Snowbasin Ski Getaways
Snowbasin is one of the oldest continuously operating ski areas in the nation. Ever since the first skier in 1939, people from all over the United States and elsewhere have come to enjoy the Utah powder snow and mountain scenery. The first chair lift was put into operation in 1946 after a four-year war delay. The mountain gradually gained in popularity but never enough to take full advantage of its potential, which included some wide-open expert terrain and a great deal more vertical. Even with easy access to Salt Lake City and 400" of snow a year the mountain languished. Enter the owners of Sun Valley in 1984. They brought some of the panache of Sun Valley and a great deal of expertise and vision to bear on Snowbasin, with notable results. Modern lifts and handsome lodges appeared, a great deal of snowmaking was installed, and the terrain and vertical were increased.
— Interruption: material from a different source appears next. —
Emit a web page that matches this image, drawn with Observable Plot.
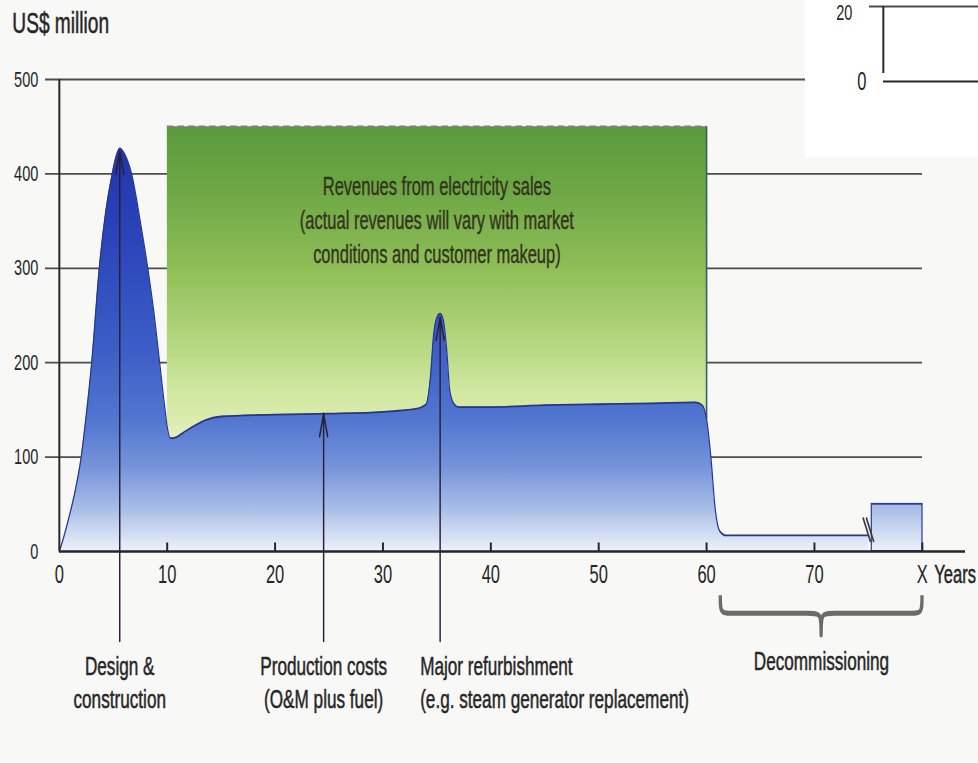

The latter by so much that Snowbasin became the choice for the 2002 Winter Olympic downhill events, with two courses, Grizzly and Wildflower, designed by Bernhard Russi.
Mere mortals can ski these courses, both of which are rated black diamonds (at mere mortal speeds, of course) and there are more black diamond trails, with some 30% of the mountain rated advanced or expert. The truly expert terrain includes De Moisy, Allen's Peak and No Name, and John Paul, all high up on the mountain complex. The intermediate terrain is extensive. The Strawberry Express and Middle Bowl Express Gondolas give access to more than 2300 vertical feet of fine blue square cruising. The former lift serves two intermediate classics in Elk Ridge and Main Street.
Never-evers of all ages start in their own area near the base, served by the Little Cat double. Solid green circle skiers and riders head to the Becker or Wildcat triples for almost 1300 vertical feet of suitable terrain, with the best choices off the Becker.
Beginner jibbers can hone their skills at the Krazy Kat Terrain Park on Powder Puff in the learning area on a variety of features. The head up the mountain to the top of the Porcupine triple to Apex Park for more than a dozen major features. And finally, the newest terrain in Coyote Park near the Coyote Bowl run. Of course, if the half-pipe is more your style, you can find a 370 foot long, 17 foot deep one waiting for you at the bottom of the Wildflower Downhill Course with its own handle tow lift.